Some 350 passengers were travelling on board two trains which collided head-on at 9:00 pm (2000 GMT) as they were travelling on the same track, according to Poland's PKP railways.

One train was en route to the southern city of Krakow from the capital Warsaw, while the other was travelling to the capital from the south-eastern city of Przemysl.

An investigation was launched Sunday morning into the reasons behind the fatal crash as the rescue operations continued in the early hours.

Images of the wreckage broadcast by the TVN24 commercial news channel showed mangled wreckage with reports indicating three carriages had jumped the tracks along with the locomotives from both trains.

"We heard a deafening noise and we were hurled out of our seats," an unnamed survivor told the PAP Polish news agency. "We saw crushed bodies pinned beneath seats and we saw parts of bodies inside and outside the train wagons," the survivor said.

"It was terrifying.

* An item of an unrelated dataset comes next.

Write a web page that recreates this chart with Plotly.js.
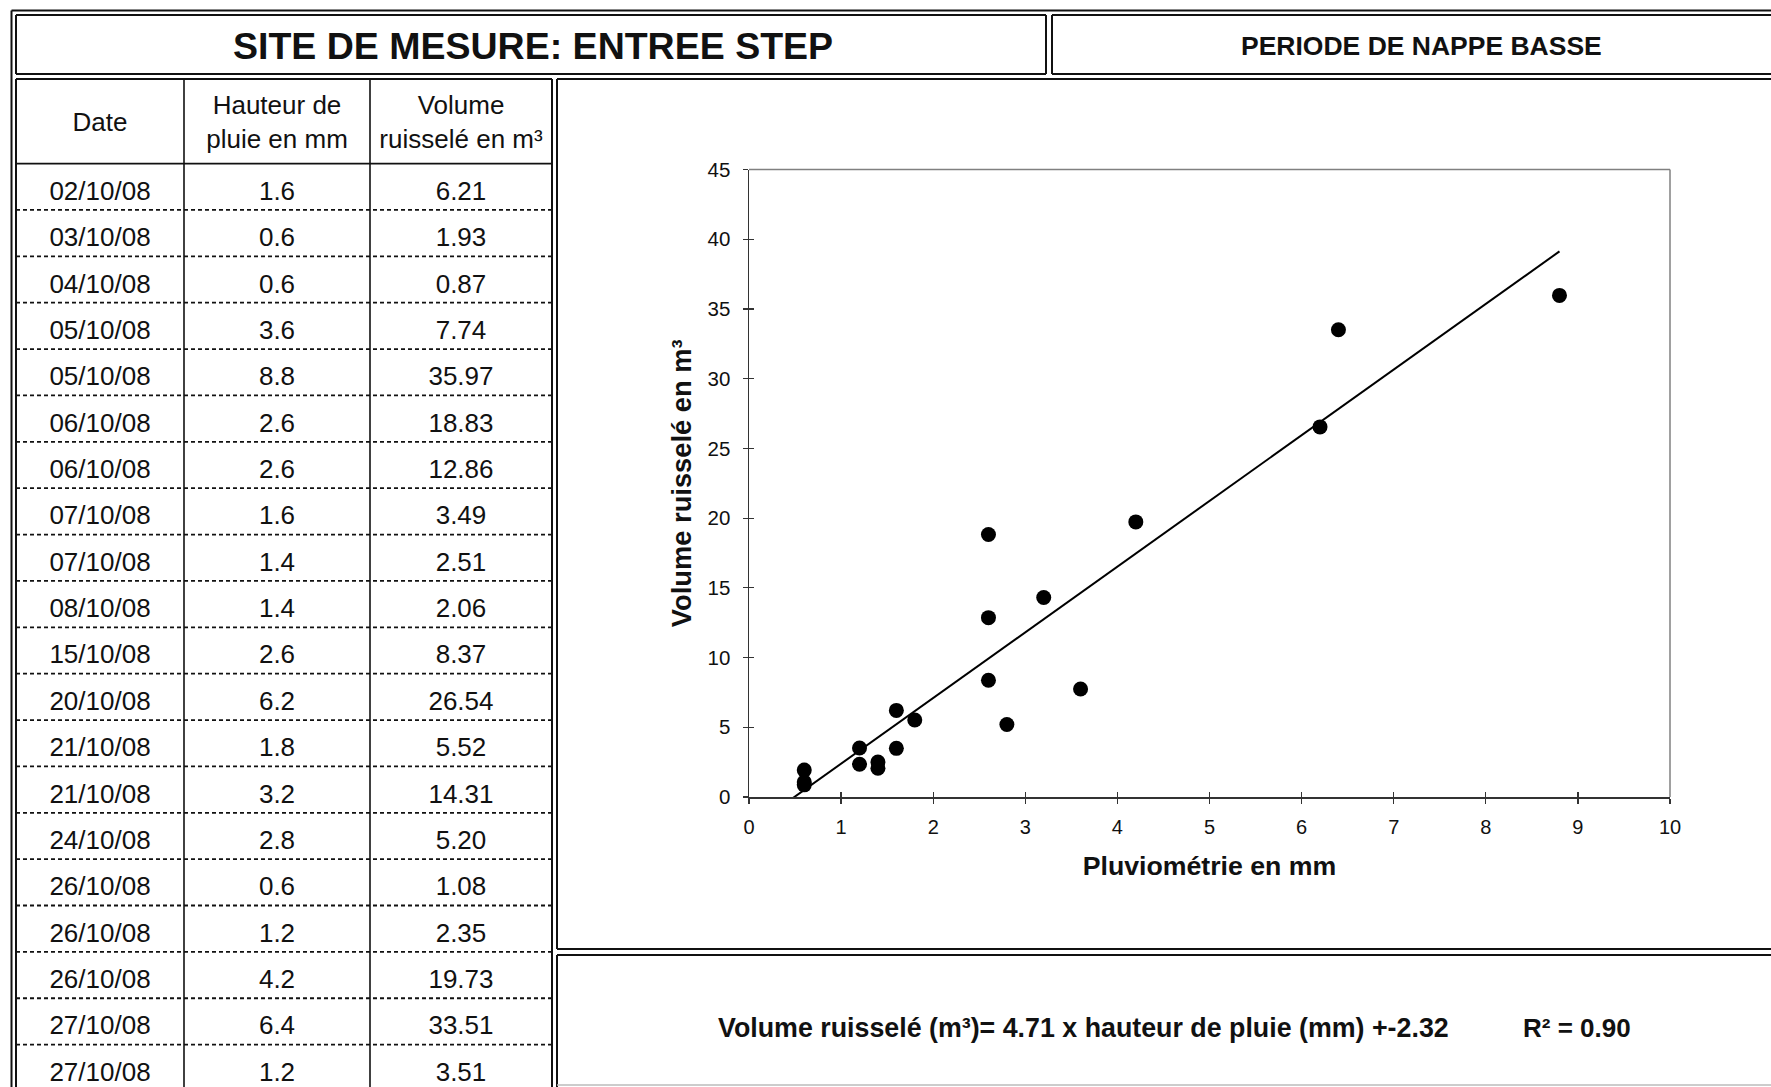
<!DOCTYPE html>
<html>
<head>
<meta charset="utf-8">
<script src="https://cdn.plot.ly/plotly-3.0.1.min.js"></script>
<style>
  html, body { margin: 0; padding: 0; background: #ffffff; }
  #chart { width: 1771px; height: 1087px; }
</style>
</head>
<body>
<div id="chart"></div>
<script>
// ---------- DATA ----------
const dates = ["02/10/08","03/10/08","04/10/08","05/10/08","05/10/08","06/10/08","06/10/08",
               "07/10/08","07/10/08","08/10/08","15/10/08","20/10/08","21/10/08","21/10/08",
               "24/10/08","26/10/08","26/10/08","26/10/08","27/10/08","27/10/08"];
const rainMm = [1.6, 0.6, 0.6, 3.6, 8.8, 2.6, 2.6, 1.6, 1.4, 1.4, 2.6, 6.2, 1.8, 3.2, 2.8, 0.6, 1.2, 4.2, 6.4, 1.2];
const volumeM3 = [6.21, 1.93, 0.87, 7.74, 35.97, 18.83, 12.86, 3.49, 2.51, 2.06, 8.37, 26.54, 5.52, 14.31, 5.20, 1.08, 2.35, 19.73, 33.51, 3.51];
const tableHeaders = ["Date", "Hauteur de<br>pluie en mm", "Volume<br>ruisselé en m³"];
const trendSlope = 4.71;
const trendIntercept = -2.32;
const r2 = 0.90;
const trendXRange = [0.4, 8.8];
const xTicks = [0,1,2,3,4,5,6,7,8,9,10];
const yTicks = [0,5,10,15,20,25,30,35,40,45];
const mainTitle = "SITE DE MESURE: ENTREE STEP";
const periodTitle = "PERIODE DE NAPPE BASSE";
const xTitle = "Pluviométrie en mm";
const yTitle = "Volume ruisselé en m³";

// ---------- LAYOUT GEOMETRY (pixels) ----------
const W = 1771, H = 1087;
const px = v => v / W;
const py = v => 1 - v / H;
const FONT = "Arial, 'Liberation Sans', Helvetica, sans-serif";

const tableLeft = 16, tableRight = 552, tableTop = 79, headerBottom = 163.6, rowH = 46.37;
const colCenters = [100, 277, 461];
const colLines = [184, 370];
const plotL = 749, plotR = 1670, plotT = 169.5, plotB = 797;

const bodyRows = (H - headerBottom) / rowH;
const headerRows = (headerBottom - tableTop) / rowH;

// ---------- TRACES ----------
const traces = [];

// scatter points
traces.push({
  type: "scatter", mode: "markers",
  x: rainMm, y: volumeM3,
  marker: { color: "#000000", size: 15 },
  xaxis: "x", yaxis: "y", showlegend: false, hoverinfo: "x+y"
});

// trend line from equation
const trendX = trendXRange.slice();
const trendY = trendX.map(v => trendSlope * v + trendIntercept);
traces.push({
  type: "scatter", mode: "lines",
  x: trendX, y: trendY,
  line: { color: "#000000", width: 2 },
  xaxis: "x", yaxis: "y", showlegend: false, hoverinfo: "skip"
});

// inside tick overlay (for crossing ticks)
traces.push({
  type: "scatter", mode: "markers", x: [null], y: [null],
  xaxis: "x3", yaxis: "y3", showlegend: false, hoverinfo: "skip"
});

// table body texts
const colValues = [
  dates,
  rainMm.map(v => v.toFixed(1)),
  volumeM3.map(v => v.toFixed(2))
];
colValues.forEach((vals, c) => {
  traces.push({
    type: "scatter", mode: "text",
    x: vals.map(() => colCenters[c]),
    y: vals.map((_, i) => i + 0.64),
    text: vals,
    textposition: "middle center",
    textfont: { family: FONT, size: 26, color: "#111111" },
    cliponaxis: false,
    xaxis: "x2", yaxis: "y2", showlegend: false, hoverinfo: "skip"
  });
});

// table headers
traces.push({
  type: "scatter", mode: "text",
  x: colCenters, y: tableHeaders.map(() => -0.84),
  text: tableHeaders,
  textposition: "middle center",
  textfont: { family: FONT, size: 26, color: "#111111" },
  cliponaxis: false,
  xaxis: "x2", yaxis: "y2", showlegend: false, hoverinfo: "skip"
});

// ---------- SHAPES ----------
const black = { color: "#111111", width: 2 };
const shapes = [];
function hline(y, x0, x1, line) {
  shapes.push({ type: "line", xref: "paper", yref: "paper", x0: px(x0), x1: px(x1), y0: py(y), y1: py(y), line: line || black, layer: "above" });
}
function vline(x, y0, y1, line) {
  shapes.push({ type: "line", xref: "paper", yref: "paper", x0: px(x), x1: px(x), y0: py(y0), y1: py(y1), line: line || black, layer: "above" });
}
// outer frame
hline(10.5, 11.5, W + 5);
vline(11.5, 10.5, H + 5);
// title box
hline(15, 16, 1046); hline(74, 16, 1046); vline(16, 15, 74); vline(1046, 15, 74);
// right header box
hline(15, 1052, W + 5); hline(74, 1052, W + 5); vline(1052, 15, 74);
// table frame
hline(tableTop, tableLeft, tableRight);
vline(tableLeft, tableTop, H + 5); vline(tableRight, tableTop, H + 5);
colLines.forEach(x => vline(x, tableTop, H + 5, { color: "#111111", width: 1.6 }));
hline(headerBottom, tableLeft, tableRight, { color: "#111111", width: 1.8 });
// dashed row separators
for (let k = 1; k < Math.ceil(bodyRows); k++) {
  shapes.push({ type: "line", xref: "paper", yref: "y2", x0: px(tableLeft), x1: px(tableRight), y0: k, y1: k,
    line: { color: "#111111", width: 1.8, dash: "4px,3px" }, layer: "above" });
}
// chart box
hline(tableTop, 557, W + 5); vline(557, tableTop, 949); hline(949, 557, W + 5);
// equation box
hline(955, 557, W + 5); vline(557, 955, H + 5);
hline(1085, 557, W + 5, { color: "#bbbbbb", width: 1.5 });
// plot area top/right border (gray)
shapes.push({ type: "line", xref: "x domain", yref: "y domain", x0: 0, x1: 1, y0: 1, y1: 1, line: { color: "#808080", width: 1.5 } });
shapes.push({ type: "line", xref: "x domain", yref: "y domain", x0: 1, x1: 1, y0: 0, y1: 1, line: { color: "#808080", width: 1.5 } });

// ---------- ANNOTATIONS ----------
const annotations = [
  { text: mainTitle, xref: "paper", yref: "paper", x: px(533), y: py(46.5), xanchor: "center", yanchor: "middle",
    showarrow: false, font: { family: FONT, size: 37.5, color: "#111111", weight: "bold" } },
  { text: periodTitle, xref: "paper", yref: "paper", x: px(1421), y: py(45.5), xanchor: "center", yanchor: "middle",
    showarrow: false, font: { family: FONT, size: 26.5, color: "#111111", weight: "bold" } },
  { text: "Volume ruisselé (m³)= " + trendSlope.toFixed(2) + " x hauteur de pluie (mm) +" + trendIntercept.toFixed(2),
    xref: "paper", yref: "paper", x: px(716), y: py(1028), xanchor: "left", yanchor: "middle",
    showarrow: false, font: { family: FONT, size: 26.8, color: "#111111", weight: "bold" } },
  { text: "R² = " + r2.toFixed(2),
    xref: "paper", yref: "paper", x: px(1521), y: py(1028), xanchor: "left", yanchor: "middle",
    showarrow: false, font: { family: FONT, size: 26, color: "#111111", weight: "bold" } }
];

// ---------- AXES ----------
const layout = {
  width: W, height: H,
  margin: { l: 0, r: 0, t: 0, b: 0 },
  paper_bgcolor: "#ffffff", plot_bgcolor: "#ffffff",
  showlegend: false,
  font: { family: FONT, color: "#111111" },
  xaxis: {
    domain: [px(plotL), px(plotR)], range: [0, 10], anchor: "y",
    tickvals: xTicks, ticktext: xTicks.map(String),
    ticks: "outside", ticklen: 5, tickwidth: 1.2, tickcolor: "#333333",
    ticklabelstandoff: 6,
    showline: true, linecolor: "#333333", linewidth: 1.5, mirror: false,
    showgrid: false, zeroline: false, fixedrange: true,
    tickfont: { family: FONT, size: 20, color: "#111111" },
    title: { text: xTitle, standoff: 20, font: { family: FONT, size: 26.7, color: "#111111", weight: "bold" } }
  },
  yaxis: {
    domain: [py(plotB), py(plotT)], range: [0, 45], anchor: "x",
    tickvals: yTicks, ticktext: yTicks.map(String),
    ticks: "outside", ticklen: 5, tickwidth: 1.2, tickcolor: "#333333",
    ticklabelstandoff: 8,
    showline: true, linecolor: "#333333", linewidth: 1.5, mirror: false,
    showgrid: false, zeroline: false, fixedrange: true,
    tickfont: { family: FONT, size: 20.5, color: "#111111" },
    title: { text: yTitle, standoff: 8, font: { family: FONT, size: 27.3, color: "#111111", weight: "bold" } }
  },
  xaxis3: {
    overlaying: "x", anchor: "y3", side: "bottom", range: [0, 10], tickvals: xTicks,
    ticks: "inside", ticklen: 5, tickwidth: 1.2, tickcolor: "#333333",
    showticklabels: false, showline: false, showgrid: false, zeroline: false, fixedrange: true
  },
  yaxis3: {
    overlaying: "y", anchor: "x3", side: "left", range: [0, 45], tickvals: yTicks,
    ticks: "inside", ticklen: 5, tickwidth: 1.2, tickcolor: "#333333",
    showticklabels: false, showline: false, showgrid: false, zeroline: false, fixedrange: true
  },
  xaxis2: {
    domain: [px(tableLeft), px(tableRight)], range: [tableLeft, tableRight], anchor: "y2",
    visible: false, fixedrange: true
  },
  yaxis2: {
    domain: [0, py(tableTop)], range: [bodyRows, -headerRows], anchor: "x2",
    visible: false, fixedrange: true
  },
  shapes: shapes,
  annotations: annotations
};

Plotly.newPlot("chart", traces, layout, { displayModeBar: false, staticPlot: true });
</script>
</body>
</html>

The scale of destruction is huge," one of the first firemen on the scene told the PAP.

Another survivor told the TVN24 news channel of dead bodies as well as people still alive but pinned down under twisted metal.

Fireman Grzegorz Widawski described the conditions at the crash site as "very challenging."

"The wagons are in very bad shape and it's difficult to get to the people trapped inside," he told the PAP.

A total 450 firemen and 100 policemen were involved in the rescue efforts, emergency response authorities said.

Poland's Prime Minister Donald Tusk and Transport Minister Slawomir Nowak were also expected at the crash site overnight, according to a government statement.

Saturday's accident is the worst rail catastrophe in Poland since 1990, when 16 people were killed in a collision between two trains in the Warsaw suburb of Ursus.

The country's most deadly train wreck occurred in 1980 in Otoczyn, near the northern city of Torun when 67 people died and 62 were injured in a collision between a passenger and a freight train.